[GOAL OF THE EXERCISE]
Copy from the first line below down to and including the line with "document.body.style.margin = '0';". Skip the pictures.

[PROVIDED DATA]
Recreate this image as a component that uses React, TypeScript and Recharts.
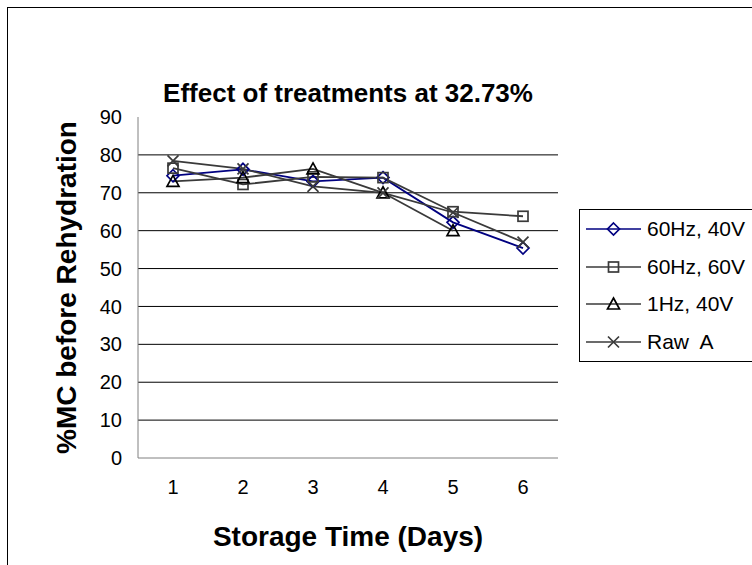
import { LineChart, Line, XAxis, YAxis, CartesianGrid } from 'recharts';

document.body.style.margin = '0';

const days = ['1', '2', '3', '4', '5', '6'];
const hz60v40 = [74.5, 76.2, 73, 74, 62.2, 55.4];
const hz60v60 = [76.5, 72.2, 74.2, 74, 65, 63.8];
const hz1v40 = [73, 74, 76.3, 70, 60, null];
const rawA = [78.4, 76.3, 71.7, 70, 64.8, 57];
const yTicks = [0, 10, 20, 30, 40, 50, 60, 70, 80, 90];

const data = days.map((day, i) => ({
  day,
  hz60v40: hz60v40[i],
  hz60v60: hz60v60[i],
  hz1v40: hz1v40[i],
  rawA: rawA[i],
}));

const FONT = '"Liberation Sans", Arial, sans-serif';
const FRAME = '#808080';

type Shape = 'diamond' | 'square' | 'triangle' | 'cross';

function Marker({ shape, cx, cy, stroke }: { shape: Shape; cx: number; cy: number; stroke: string }) {
  if (cx == null || cy == null) return null;
  const common = { fill: 'none', stroke, strokeWidth: 1.7 };
  if (shape === 'diamond') {
    return <polygon points={`${cx},${cy - 6} ${cx + 6},${cy} ${cx},${cy + 6} ${cx - 6},${cy}`} {...common} />;
  }
  if (shape === 'square') {
    return <rect x={cx - 5} y={cy - 5} width={10} height={10} {...common} />;
  }
  if (shape === 'triangle') {
    return <polygon points={`${cx},${cy - 6} ${cx + 6},${cy + 5} ${cx - 6},${cy + 5}`} {...common} />;
  }
  return (
    <path d={`M${cx - 5.5},${cy - 5.5}L${cx + 5.5},${cy + 5.5}M${cx + 5.5},${cy - 5.5}L${cx - 5.5},${cy + 5.5}`} {...common} />
  );
}

const series: { key: string; name: string; color: string; markerColor: string; shape: Shape }[] = [
  { key: 'hz60v40', name: '60Hz, 40V', color: '#000080', markerColor: '#000080', shape: 'diamond' },
  { key: 'hz60v60', name: '60Hz, 60V', color: '#3a3a3a', markerColor: '#3a3a3a', shape: 'square' },
  { key: 'hz1v40', name: '1Hz, 40V', color: '#3a3a3a', markerColor: '#000000', shape: 'triangle' },
  { key: 'rawA', name: 'Raw  A', color: '#3a3a3a', markerColor: '#3a3a3a', shape: 'cross' },
];

function LegendBox() {
  return (
    <div
      style={{
        position: 'absolute',
        left: 579,
        top: 209,
        width: 190,
        border: '1px solid #000',
        background: '#fff',
        paddingLeft: 6,
      }}
    >
      {series.map((s) => (
        <div key={s.key} style={{ display: 'flex', alignItems: 'center', height: 37.7, fontFamily: FONT, fontSize: 21 }}>
          <svg width={55} height={16} style={{ marginRight: 6 }}>
            <line x1={0} y1={8} x2={55} y2={8} stroke={s.color} strokeWidth={1.6} />
            <Marker shape={s.shape} cx={27.5} cy={8} stroke={s.markerColor} />
          </svg>
          <span style={{ whiteSpace: 'pre' }}>{s.name}</span>
        </div>
      ))}
    </div>
  );
}

export default function App() {
  return (
    <div style={{ position: 'relative', width: 752, height: 565, overflow: 'hidden', background: '#fff' }}>
      <div
        style={{
          position: 'absolute',
          left: 7,
          top: 7,
          width: 800,
          height: 600,
          border: '1px solid #000',
        }}
      />
      <div
        style={{
          position: 'absolute',
          left: 98,
          top: 80,
          width: 500,
          textAlign: 'center',
          fontFamily: FONT,
          fontWeight: 'bold',
          fontSize: 26,
          lineHeight: 1,
        }}
      >
        Effect of treatments at 32.73%
      </div>
      <div style={{ position: 'absolute', left: 0, top: 0 }}>
        <LineChart
          width={752}
          height={565}
          data={data}
          margin={{ top: 117, right: 194, bottom: 17, left: 0 }}
        >
          <CartesianGrid vertical={false} horizontalValues={[10, 20, 30, 40, 50, 60, 70, 80]} stroke="#000" />
          <XAxis
            dataKey="day"
            height={90}
            padding={{ left: 35, right: 35 }}
            axisLine={{ stroke: FRAME }}
            tickLine={false}
            tickSize={0}
            tickMargin={22}
            tick={{ fill: '#000', fontSize: 20, fontFamily: FONT }}
            label={{
              value: 'Storage Time (Days)',
              position: 'insideBottom',
              offset: 2,
              fill: '#000',
              fontSize: 28,
              fontWeight: 'bold',
              fontFamily: FONT,
            }}
          />
          <XAxis
            xAxisId="top"
            dataKey="day"
            orientation="top"
            height={0}
            axisLine={{ stroke: FRAME }}
            tickLine={false}
            tick={false}
          />
          <YAxis
            width={138}
            domain={[0, 90]}
            ticks={yTicks}
            axisLine={{ stroke: FRAME }}
            tickLine={false}
            tickSize={0}
            tickMargin={16}
            tick={{ fill: '#000', fontSize: 20, fontFamily: FONT }}
            label={{
              value: '%MC before Rehydration',
              angle: -90,
              position: 'center',
              dx: -3,
              fill: '#000',
              fontSize: 28,
              fontWeight: 'bold',
              fontFamily: FONT,
            }}
          />
          <YAxis
            yAxisId="right"
            orientation="right"
            width={0}
            domain={[0, 90]}
            axisLine={{ stroke: FRAME }}
            tickLine={false}
            tick={false}
          />
          {series.map((s) => (
            <Line
              key={s.key}
              type="linear"
              dataKey={s.key}
              name={s.name}
              stroke={s.color}
              strokeWidth={1.8}
              isAnimationActive={false}
              connectNulls={false}
              dot={(p: any) => <Marker key={`${s.key}-${p.index}`} shape={s.shape} cx={p.cx} cy={p.cy} stroke={s.markerColor} />}
              activeDot={false}
            />
          ))}
        </LineChart>
      </div>
      <LegendBox />
    </div>
  );
}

[RESPONSE]
Recreate this image as a component that uses React, TypeScript and Recharts.
import { LineChart, Line, XAxis, YAxis, CartesianGrid } from 'recharts';

document.body.style.margin = '0';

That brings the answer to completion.